--- start of Supplied information ---
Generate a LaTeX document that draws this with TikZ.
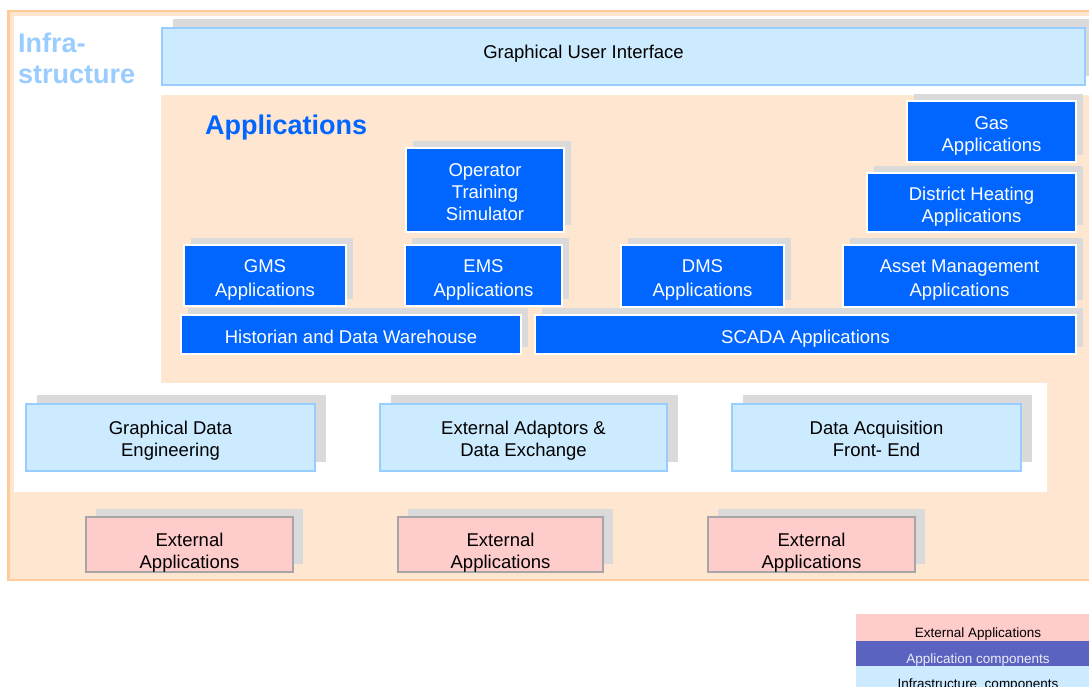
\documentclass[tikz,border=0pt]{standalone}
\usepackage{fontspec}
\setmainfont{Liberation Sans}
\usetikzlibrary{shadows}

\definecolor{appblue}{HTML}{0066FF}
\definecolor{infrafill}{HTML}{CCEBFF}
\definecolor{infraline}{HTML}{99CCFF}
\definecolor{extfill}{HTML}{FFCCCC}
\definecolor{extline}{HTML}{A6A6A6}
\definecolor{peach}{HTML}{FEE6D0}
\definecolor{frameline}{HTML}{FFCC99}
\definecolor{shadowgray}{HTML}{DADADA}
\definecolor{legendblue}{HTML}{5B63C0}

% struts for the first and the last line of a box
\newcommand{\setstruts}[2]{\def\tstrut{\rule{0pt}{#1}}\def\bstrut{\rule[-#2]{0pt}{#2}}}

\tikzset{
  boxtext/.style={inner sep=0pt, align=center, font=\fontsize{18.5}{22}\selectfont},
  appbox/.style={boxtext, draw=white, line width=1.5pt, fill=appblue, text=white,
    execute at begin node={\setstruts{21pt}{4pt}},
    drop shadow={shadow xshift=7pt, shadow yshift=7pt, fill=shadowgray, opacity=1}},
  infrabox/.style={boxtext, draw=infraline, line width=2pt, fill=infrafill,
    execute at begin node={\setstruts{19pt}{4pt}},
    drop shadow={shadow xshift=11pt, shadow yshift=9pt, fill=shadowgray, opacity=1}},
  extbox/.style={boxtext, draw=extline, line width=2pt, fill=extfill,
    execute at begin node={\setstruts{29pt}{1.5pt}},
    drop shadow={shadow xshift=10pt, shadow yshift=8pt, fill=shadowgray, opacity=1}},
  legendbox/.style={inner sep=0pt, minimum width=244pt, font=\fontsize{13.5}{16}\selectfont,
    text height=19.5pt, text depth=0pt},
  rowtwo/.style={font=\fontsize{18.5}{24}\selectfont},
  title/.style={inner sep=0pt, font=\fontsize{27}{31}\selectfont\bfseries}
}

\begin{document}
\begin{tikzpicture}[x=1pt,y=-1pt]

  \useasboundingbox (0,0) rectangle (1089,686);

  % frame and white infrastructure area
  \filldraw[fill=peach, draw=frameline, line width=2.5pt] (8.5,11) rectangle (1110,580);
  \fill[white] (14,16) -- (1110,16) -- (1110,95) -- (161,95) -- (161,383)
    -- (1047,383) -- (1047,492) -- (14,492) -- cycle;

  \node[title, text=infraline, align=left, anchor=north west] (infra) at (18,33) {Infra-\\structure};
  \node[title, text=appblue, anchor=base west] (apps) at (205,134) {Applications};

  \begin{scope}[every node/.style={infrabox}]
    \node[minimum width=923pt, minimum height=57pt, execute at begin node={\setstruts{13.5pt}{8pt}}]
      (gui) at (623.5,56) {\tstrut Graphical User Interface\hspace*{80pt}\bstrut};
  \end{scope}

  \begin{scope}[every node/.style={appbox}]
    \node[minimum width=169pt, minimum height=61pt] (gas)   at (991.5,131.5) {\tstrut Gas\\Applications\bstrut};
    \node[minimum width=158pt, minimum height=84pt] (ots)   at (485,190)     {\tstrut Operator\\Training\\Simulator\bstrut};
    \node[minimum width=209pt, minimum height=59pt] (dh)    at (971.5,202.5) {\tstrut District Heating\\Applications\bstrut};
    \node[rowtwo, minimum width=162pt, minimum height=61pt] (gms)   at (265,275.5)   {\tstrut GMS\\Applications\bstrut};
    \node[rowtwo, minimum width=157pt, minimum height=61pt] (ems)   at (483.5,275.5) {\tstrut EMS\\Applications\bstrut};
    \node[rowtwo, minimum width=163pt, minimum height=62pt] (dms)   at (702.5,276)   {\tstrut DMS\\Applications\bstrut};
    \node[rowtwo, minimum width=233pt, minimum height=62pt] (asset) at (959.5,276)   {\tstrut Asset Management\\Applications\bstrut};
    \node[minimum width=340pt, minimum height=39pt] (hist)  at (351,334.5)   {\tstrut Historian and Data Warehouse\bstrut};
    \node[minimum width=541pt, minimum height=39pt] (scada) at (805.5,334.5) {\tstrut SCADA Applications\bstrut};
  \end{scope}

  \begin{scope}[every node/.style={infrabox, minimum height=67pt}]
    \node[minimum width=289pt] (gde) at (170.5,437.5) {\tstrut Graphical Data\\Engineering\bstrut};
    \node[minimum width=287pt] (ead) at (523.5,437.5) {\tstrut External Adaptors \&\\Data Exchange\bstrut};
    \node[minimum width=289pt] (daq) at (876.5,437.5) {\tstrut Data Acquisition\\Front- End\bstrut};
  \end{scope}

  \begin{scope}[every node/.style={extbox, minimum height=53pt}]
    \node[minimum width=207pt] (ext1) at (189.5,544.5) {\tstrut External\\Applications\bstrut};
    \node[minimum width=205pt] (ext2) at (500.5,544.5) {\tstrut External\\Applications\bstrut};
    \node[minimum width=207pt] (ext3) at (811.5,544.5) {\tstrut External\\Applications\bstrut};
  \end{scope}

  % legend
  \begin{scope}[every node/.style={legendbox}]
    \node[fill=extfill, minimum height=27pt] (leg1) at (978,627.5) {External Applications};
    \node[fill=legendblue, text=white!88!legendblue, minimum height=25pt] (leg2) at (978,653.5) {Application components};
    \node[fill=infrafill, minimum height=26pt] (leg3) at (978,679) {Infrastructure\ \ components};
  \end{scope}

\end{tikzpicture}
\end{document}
--- end of Supplied information ---
> _What is being asked_:
The material above must be printed exactly, with its pictures left out.

> _Written solution_:
Generate a LaTeX document that draws this with TikZ.
\documentclass[tikz,border=0pt]{standalone}
\usepackage{fontspec}
\setmainfont{Liberation Sans}
\usetikzlibrary{shadows}

\definecolor{appblue}{HTML}{0066FF}
\definecolor{infrafill}{HTML}{CCEBFF}
\definecolor{infraline}{HTML}{99CCFF}
\definecolor{extfill}{HTML}{FFCCCC}
\definecolor{extline}{HTML}{A6A6A6}
\definecolor{peach}{HTML}{FEE6D0}
\definecolor{frameline}{HTML}{FFCC99}
\definecolor{shadowgray}{HTML}{DADADA}
\definecolor{legendblue}{HTML}{5B63C0}

% struts for the first and the last line of a box
\newcommand{\setstruts}[2]{\def\tstrut{\rule{0pt}{#1}}\def\bstrut{\rule[-#2]{0pt}{#2}}}

\tikzset{
  boxtext/.style={inner sep=0pt, align=center, font=\fontsize{18.5}{22}\selectfont},
  appbox/.style={boxtext, draw=white, line width=1.5pt, fill=appblue, text=white,
    execute at begin node={\setstruts{21pt}{4pt}},
    drop shadow={shadow xshift=7pt, shadow yshift=7pt, fill=shadowgray, opacity=1}},
  infrabox/.style={boxtext, draw=infraline, line width=2pt, fill=infrafill,
    execute at begin node={\setstruts{19pt}{4pt}},
    drop shadow={shadow xshift=11pt, shadow yshift=9pt, fill=shadowgray, opacity=1}},
  extbox/.style={boxtext, draw=extline, line width=2pt, fill=extfill,
    execute at begin node={\setstruts{29pt}{1.5pt}},
    drop shadow={shadow xshift=10pt, shadow yshift=8pt, fill=shadowgray, opacity=1}},
  legendbox/.style={inner sep=0pt, minimum width=244pt, font=\fontsize{13.5}{16}\selectfont,
    text height=19.5pt, text depth=0pt},
  rowtwo/.style={font=\fontsize{18.5}{24}\selectfont},
  title/.style={inner sep=0pt, font=\fontsize{27}{31}\selectfont\bfseries}
}

\begin{document}
\begin{tikzpicture}[x=1pt,y=-1pt]

  \useasboundingbox (0,0) rectangle (1089,686);

  % frame and white infrastructure area
  \filldraw[fill=peach, draw=frameline, line width=2.5pt] (8.5,11) rectangle (1110,580);
  \fill[white] (14,16) -- (1110,16) -- (1110,95) -- (161,95) -- (161,383)
    -- (1047,383) -- (1047,492) -- (14,492) -- cycle;

  \node[title, text=infraline, align=left, anchor=north west] (infra) at (18,33) {Infra-\\structure};
  \node[title, text=appblue, anchor=base west] (apps) at (205,134) {Applications};

  \begin{scope}[every node/.style={infrabox}]
    \node[minimum width=923pt, minimum height=57pt, execute at begin node={\setstruts{13.5pt}{8pt}}]
      (gui) at (623.5,56) {\tstrut Graphical User Interface\hspace*{80pt}\bstrut};
  \end{scope}

  \begin{scope}[every node/.style={appbox}]
    \node[minimum width=169pt, minimum height=61pt] (gas)   at (991.5,131.5) {\tstrut Gas\\Applications\bstrut};
    \node[minimum width=158pt, minimum height=84pt] (ots)   at (485,190)     {\tstrut Operator\\Training\\Simulator\bstrut};
    \node[minimum width=209pt, minimum height=59pt] (dh)    at (971.5,202.5) {\tstrut District Heating\\Applications\bstrut};
    \node[rowtwo, minimum width=162pt, minimum height=61pt] (gms)   at (265,275.5)   {\tstrut GMS\\Applications\bstrut};
    \node[rowtwo, minimum width=157pt, minimum height=61pt] (ems)   at (483.5,275.5) {\tstrut EMS\\Applications\bstrut};
    \node[rowtwo, minimum width=163pt, minimum height=62pt] (dms)   at (702.5,276)   {\tstrut DMS\\Applications\bstrut};
    \node[rowtwo, minimum width=233pt, minimum height=62pt] (asset) at (959.5,276)   {\tstrut Asset Management\\Applications\bstrut};
    \node[minimum width=340pt, minimum height=39pt] (hist)  at (351,334.5)   {\tstrut Historian and Data Warehouse\bstrut};
    \node[minimum width=541pt, minimum height=39pt] (scada) at (805.5,334.5) {\tstrut SCADA Applications\bstrut};
  \end{scope}

  \begin{scope}[every node/.style={infrabox, minimum height=67pt}]
    \node[minimum width=289pt] (gde) at (170.5,437.5) {\tstrut Graphical Data\\Engineering\bstrut};
    \node[minimum width=287pt] (ead) at (523.5,437.5) {\tstrut External Adaptors \&\\Data Exchange\bstrut};
    \node[minimum width=289pt] (daq) at (876.5,437.5) {\tstrut Data Acquisition\\Front- End\bstrut};
  \end{scope}

  \begin{scope}[every node/.style={extbox, minimum height=53pt}]
    \node[minimum width=207pt] (ext1) at (189.5,544.5) {\tstrut External\\Applications\bstrut};
    \node[minimum width=205pt] (ext2) at (500.5,544.5) {\tstrut External\\Applications\bstrut};
    \node[minimum width=207pt] (ext3) at (811.5,544.5) {\tstrut External\\Applications\bstrut};
  \end{scope}

  % legend
  \begin{scope}[every node/.style={legendbox}]
    \node[fill=extfill, minimum height=27pt] (leg1) at (978,627.5) {External Applications};
    \node[fill=legendblue, text=white!88!legendblue, minimum height=25pt] (leg2) at (978,653.5) {Application components};
    \node[fill=infrafill, minimum height=26pt] (leg3) at (978,679) {Infrastructure\ \ components};
  \end{scope}

\end{tikzpicture}
\end{document}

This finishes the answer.